The point is that with many small cities maxed out with 8 pop (or less) that can use all their available tiles without the need for a courthouse (saving 80 hammers), and also have the advantage of being able to generate more units per turn. If you go ICS and ignore that potential then you might as well not bother with ICS.

Naturally there is a point where you'll lose doing this, and I think there are two main strategies here, one is that you must be pushing units and fighting the opponents, taking your opponent's well placed and built out cities is a big win. And the second is that whenever you feel you want to build a library or market, you instead build a settler.

The fundamental strength with ICS is food production and its lower requirements for small cities.
 
In the other Civ games, there was a limit to city growth at various stages of the games, hence spam as many cities as possible until they are at equal pop. These were caused by 'unfun' features like unhappiness and corruption, which were taken out of CivRev. In CivRev, cities can grow as fast and big as possible. In the past, this wasn't possible.

Then there was the Mega-city strategy that has been patched (except on DS). This is the other extreme from ICS: instead of many cities, you make one gigantic city. You still have other cities, but they sacrifice pop to the mega-city. Again, this wasn't possible in previous games (maybe Civ2).

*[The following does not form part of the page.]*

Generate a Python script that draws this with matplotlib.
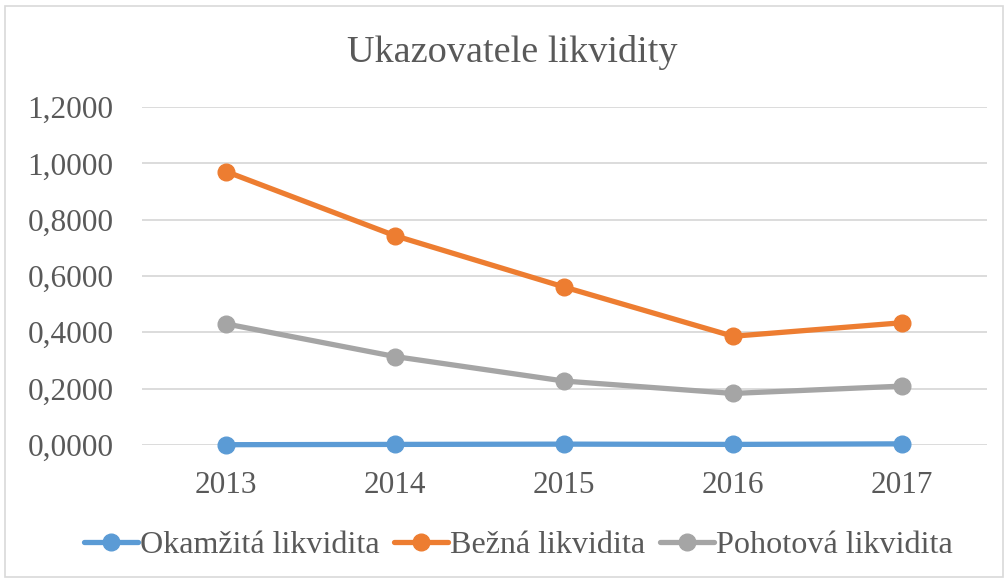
import matplotlib
matplotlib.use("Agg")
import matplotlib.pyplot as plt
from matplotlib.patches import Rectangle
from matplotlib.ticker import FuncFormatter

# data
years = ["2013", "2014", "2015", "2016", "2017"]
okamzita = [0.0010, 0.0020, 0.0030, 0.0020, 0.0040]
bezna = [0.9710, 0.7430, 0.5610, 0.3860, 0.4340]
pohotova = [0.4300, 0.3140, 0.2270, 0.1830, 0.2090]
series_names = ["Okamžitá likvidita", "Bežná likvidita", "Pohotová likvidita"]
series_colors = ["#5B9BD5", "#ED7D31", "#A5A5A5"]

plt.rcParams['font.family'] = ['Liberation Serif', 'DejaVu Serif']
text_color = "#595959"

fig = plt.figure(figsize=(10.08, 5.8), dpi=100)
ax = fig.add_axes([0.1404, 0.2328, 0.8383, 0.5827])

x = list(range(len(years)))
for vals, name, col in zip([okamzita, bezna, pohotova], series_names, series_colors):
    ax.plot(x, vals, color=col, linewidth=3.8, marker='o', markersize=12,
            label=name, solid_capstyle='round', clip_on=False, zorder=3)

ax.set_xlim(-0.5, len(years) - 0.5)
ax.set_ylim(0, 1.2)
ax.set_yticks([0, 0.2, 0.4, 0.6, 0.8, 1.0, 1.2])
ax.yaxis.set_major_formatter(FuncFormatter(lambda v, p: f"{v:.4f}".replace('.', ',')))
ax.set_xticks(x)
ax.set_xticklabels(years)
ax.grid(axis='y', color="#D9D9D9", linewidth=1.3)
ax.set_axisbelow(True)
for s in ax.spines.values():
    s.set_visible(False)
ax.tick_params(axis='both', length=0, labelsize=22.5, labelcolor=text_color)
ax.tick_params(axis='y', pad=20)
ax.tick_params(axis='x', pad=19)

fig.text(0.508, 1 - 53 / 580, "Ukazovatele likvidity", ha='center', va='center',
         fontsize=27.5, color=text_color)

leg = fig.legend(loc='center', bbox_to_anchor=(0.514, 1 - 545 / 580), ncol=3,
                 frameon=False, fontsize=23.1, handlelength=1.7,
                 handletextpad=0.05, columnspacing=0.45)
for t in leg.get_texts():
    t.set_color(text_color)

fig.patches.append(Rectangle((0.005, 0.005), 0.99, 0.985, transform=fig.transFigure,
                             fill=False, edgecolor="#D9D9D9", linewidth=1.2))

fig.savefig("out.png", dpi=100)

There's also a middle ground where a few large cities can be just as efficient, if not more so, as ICS or mega-city. This works because of how bonus multipliers works in this game. 1+1 doesn't always equal 2 in this game. Also, it is much easier to specialize your cities than in previous games. Another benefit of this strategy is there are less cities to manage, so it's great if you are going for a peaceful victory. You can have more units per city, ie, more protection per city and be harder to take over. Turtling also gives a much better chance at great general than being aggressive.